* Aim
Determine which lines contain the word "this", then copy those lines.

* Material for the task

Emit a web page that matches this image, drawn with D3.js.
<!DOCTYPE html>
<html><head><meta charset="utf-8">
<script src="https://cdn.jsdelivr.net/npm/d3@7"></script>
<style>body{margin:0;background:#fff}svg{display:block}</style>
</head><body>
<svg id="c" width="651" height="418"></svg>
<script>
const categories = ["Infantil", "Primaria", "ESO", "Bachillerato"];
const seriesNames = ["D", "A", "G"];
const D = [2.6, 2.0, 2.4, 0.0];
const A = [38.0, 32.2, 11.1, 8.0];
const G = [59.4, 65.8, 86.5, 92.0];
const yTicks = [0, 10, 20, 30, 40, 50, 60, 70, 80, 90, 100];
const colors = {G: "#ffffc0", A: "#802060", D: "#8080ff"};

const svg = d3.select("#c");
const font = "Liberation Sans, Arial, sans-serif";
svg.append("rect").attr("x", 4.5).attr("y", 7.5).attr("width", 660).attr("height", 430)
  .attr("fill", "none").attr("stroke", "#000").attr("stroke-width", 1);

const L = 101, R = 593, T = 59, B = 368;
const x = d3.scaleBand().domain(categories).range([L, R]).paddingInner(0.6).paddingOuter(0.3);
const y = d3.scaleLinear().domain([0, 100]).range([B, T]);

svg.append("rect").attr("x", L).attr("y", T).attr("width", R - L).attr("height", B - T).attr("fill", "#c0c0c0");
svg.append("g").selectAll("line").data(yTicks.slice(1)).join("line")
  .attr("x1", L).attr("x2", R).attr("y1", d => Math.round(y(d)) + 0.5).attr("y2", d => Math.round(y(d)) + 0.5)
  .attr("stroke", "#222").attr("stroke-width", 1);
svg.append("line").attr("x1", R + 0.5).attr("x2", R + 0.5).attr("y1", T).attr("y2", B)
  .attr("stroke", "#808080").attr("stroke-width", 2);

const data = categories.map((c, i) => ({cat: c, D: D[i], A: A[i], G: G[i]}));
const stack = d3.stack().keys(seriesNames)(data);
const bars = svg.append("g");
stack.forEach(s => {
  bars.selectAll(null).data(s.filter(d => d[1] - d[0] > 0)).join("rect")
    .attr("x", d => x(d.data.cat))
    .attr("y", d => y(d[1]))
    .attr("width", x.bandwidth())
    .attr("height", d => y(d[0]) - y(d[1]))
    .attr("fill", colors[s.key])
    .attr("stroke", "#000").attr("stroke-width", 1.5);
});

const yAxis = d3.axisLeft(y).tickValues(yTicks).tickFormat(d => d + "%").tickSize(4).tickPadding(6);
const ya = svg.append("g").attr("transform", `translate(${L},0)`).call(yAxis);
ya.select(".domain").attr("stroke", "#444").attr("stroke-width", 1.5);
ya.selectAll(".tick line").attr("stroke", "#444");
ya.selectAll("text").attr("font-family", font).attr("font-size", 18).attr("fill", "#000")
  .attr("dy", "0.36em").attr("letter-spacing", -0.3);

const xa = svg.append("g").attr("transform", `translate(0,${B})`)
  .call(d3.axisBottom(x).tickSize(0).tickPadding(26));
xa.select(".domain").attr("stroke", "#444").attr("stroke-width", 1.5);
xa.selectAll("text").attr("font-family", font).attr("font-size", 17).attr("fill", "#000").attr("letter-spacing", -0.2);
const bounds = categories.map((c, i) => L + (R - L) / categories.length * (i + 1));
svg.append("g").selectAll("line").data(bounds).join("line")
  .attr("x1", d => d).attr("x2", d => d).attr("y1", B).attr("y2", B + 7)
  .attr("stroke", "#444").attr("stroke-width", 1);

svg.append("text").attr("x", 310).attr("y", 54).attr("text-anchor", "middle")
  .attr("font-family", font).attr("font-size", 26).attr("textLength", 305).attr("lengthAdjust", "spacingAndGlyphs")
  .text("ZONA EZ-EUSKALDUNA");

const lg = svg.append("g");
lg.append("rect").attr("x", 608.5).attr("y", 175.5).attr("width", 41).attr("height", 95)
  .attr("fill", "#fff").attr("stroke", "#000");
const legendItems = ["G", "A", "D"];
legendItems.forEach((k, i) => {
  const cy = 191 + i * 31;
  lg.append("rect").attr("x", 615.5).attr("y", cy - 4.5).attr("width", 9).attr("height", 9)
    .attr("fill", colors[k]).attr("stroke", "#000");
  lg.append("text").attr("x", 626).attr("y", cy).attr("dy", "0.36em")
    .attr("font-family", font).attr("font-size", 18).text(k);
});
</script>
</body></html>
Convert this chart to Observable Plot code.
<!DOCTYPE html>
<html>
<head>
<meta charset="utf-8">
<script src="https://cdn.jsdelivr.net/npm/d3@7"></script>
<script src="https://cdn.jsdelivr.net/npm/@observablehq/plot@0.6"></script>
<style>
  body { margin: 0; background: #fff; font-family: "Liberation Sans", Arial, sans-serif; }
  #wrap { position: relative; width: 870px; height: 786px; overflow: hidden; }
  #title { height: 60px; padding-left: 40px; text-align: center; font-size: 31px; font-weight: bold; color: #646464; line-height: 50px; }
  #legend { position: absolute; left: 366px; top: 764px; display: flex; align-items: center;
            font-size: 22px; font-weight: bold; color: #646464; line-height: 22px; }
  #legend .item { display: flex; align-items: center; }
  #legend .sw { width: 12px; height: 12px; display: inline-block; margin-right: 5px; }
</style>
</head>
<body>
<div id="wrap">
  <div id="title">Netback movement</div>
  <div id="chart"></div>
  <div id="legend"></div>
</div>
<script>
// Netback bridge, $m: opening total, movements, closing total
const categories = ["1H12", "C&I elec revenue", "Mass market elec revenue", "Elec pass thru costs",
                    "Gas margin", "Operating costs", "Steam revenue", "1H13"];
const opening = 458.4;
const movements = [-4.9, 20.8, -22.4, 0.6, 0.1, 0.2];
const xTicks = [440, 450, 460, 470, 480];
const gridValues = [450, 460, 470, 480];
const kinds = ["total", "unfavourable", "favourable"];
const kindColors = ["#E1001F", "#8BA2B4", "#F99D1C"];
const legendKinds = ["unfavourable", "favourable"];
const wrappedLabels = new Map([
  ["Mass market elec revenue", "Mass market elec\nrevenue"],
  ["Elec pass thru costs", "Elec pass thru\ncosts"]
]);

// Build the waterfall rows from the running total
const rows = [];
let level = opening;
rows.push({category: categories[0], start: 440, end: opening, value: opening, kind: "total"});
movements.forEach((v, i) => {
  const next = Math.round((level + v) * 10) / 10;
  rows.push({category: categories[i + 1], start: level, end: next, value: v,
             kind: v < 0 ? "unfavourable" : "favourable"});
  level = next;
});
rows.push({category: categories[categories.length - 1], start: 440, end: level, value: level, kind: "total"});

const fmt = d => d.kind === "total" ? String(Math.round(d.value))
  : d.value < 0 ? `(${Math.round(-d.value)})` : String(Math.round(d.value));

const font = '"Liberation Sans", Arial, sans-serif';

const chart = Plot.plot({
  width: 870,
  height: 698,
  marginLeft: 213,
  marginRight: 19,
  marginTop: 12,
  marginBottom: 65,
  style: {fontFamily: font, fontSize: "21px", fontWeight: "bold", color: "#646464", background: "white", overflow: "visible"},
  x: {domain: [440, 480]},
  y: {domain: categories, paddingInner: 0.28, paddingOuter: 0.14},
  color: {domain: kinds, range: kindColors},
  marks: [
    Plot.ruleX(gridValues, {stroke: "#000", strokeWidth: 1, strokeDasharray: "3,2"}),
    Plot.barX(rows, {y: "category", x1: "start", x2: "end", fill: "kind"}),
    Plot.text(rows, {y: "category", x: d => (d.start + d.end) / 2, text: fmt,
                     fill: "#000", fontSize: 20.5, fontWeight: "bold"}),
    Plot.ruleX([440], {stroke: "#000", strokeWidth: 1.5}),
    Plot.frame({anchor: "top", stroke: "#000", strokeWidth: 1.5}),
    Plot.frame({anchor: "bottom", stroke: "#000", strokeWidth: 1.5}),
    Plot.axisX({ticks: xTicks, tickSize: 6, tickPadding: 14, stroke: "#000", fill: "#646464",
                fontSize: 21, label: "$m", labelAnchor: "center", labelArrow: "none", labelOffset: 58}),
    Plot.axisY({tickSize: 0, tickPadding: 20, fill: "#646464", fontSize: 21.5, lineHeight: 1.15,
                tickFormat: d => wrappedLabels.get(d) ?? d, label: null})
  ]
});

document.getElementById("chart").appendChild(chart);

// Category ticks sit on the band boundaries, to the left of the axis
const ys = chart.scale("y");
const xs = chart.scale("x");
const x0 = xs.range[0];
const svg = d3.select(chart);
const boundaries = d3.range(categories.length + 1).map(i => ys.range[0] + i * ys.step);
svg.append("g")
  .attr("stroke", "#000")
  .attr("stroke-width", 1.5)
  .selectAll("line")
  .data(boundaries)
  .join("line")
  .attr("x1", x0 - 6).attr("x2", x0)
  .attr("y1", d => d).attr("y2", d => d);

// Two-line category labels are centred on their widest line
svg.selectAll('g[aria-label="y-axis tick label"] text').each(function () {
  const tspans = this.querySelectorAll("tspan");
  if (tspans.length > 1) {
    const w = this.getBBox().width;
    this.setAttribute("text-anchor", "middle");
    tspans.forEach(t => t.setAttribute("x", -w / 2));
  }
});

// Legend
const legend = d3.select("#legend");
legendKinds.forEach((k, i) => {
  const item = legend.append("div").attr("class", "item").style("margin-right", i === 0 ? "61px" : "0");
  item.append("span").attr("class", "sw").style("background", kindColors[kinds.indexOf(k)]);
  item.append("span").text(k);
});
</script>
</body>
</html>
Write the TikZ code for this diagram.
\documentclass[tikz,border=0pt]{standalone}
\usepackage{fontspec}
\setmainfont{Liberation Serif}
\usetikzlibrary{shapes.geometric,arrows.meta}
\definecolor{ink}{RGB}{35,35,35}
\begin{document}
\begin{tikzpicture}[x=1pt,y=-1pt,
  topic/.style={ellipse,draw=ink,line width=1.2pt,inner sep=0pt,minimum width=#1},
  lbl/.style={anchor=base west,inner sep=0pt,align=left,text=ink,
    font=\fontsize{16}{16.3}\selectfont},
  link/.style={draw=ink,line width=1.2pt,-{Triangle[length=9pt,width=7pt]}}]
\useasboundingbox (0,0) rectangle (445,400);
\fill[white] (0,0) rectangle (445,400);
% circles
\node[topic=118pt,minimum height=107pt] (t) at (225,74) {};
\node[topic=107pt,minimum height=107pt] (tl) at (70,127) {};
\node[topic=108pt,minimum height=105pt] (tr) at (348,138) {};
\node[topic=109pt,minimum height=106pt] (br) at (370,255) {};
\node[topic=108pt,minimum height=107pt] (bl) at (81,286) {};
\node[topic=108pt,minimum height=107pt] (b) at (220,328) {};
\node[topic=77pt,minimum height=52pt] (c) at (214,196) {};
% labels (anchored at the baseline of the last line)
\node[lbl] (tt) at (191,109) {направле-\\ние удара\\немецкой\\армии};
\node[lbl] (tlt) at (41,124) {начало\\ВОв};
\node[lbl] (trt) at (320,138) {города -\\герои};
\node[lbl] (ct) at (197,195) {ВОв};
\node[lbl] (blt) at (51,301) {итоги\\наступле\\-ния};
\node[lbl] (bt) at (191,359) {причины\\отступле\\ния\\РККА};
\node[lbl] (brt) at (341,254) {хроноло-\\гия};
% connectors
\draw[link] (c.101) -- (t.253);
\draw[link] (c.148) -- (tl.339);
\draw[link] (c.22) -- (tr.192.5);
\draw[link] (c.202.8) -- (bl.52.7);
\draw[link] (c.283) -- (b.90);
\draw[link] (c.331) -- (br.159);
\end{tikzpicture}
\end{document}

* Answer in full
Emit a web page that matches this image, drawn with D3.js.
Convert this chart to Observable Plot code.
  const tspans = this.querySelectorAll("tspan");
    const w = this.getBBox().width;
    this.setAttribute("text-anchor", "middle");
Write the TikZ code for this diagram.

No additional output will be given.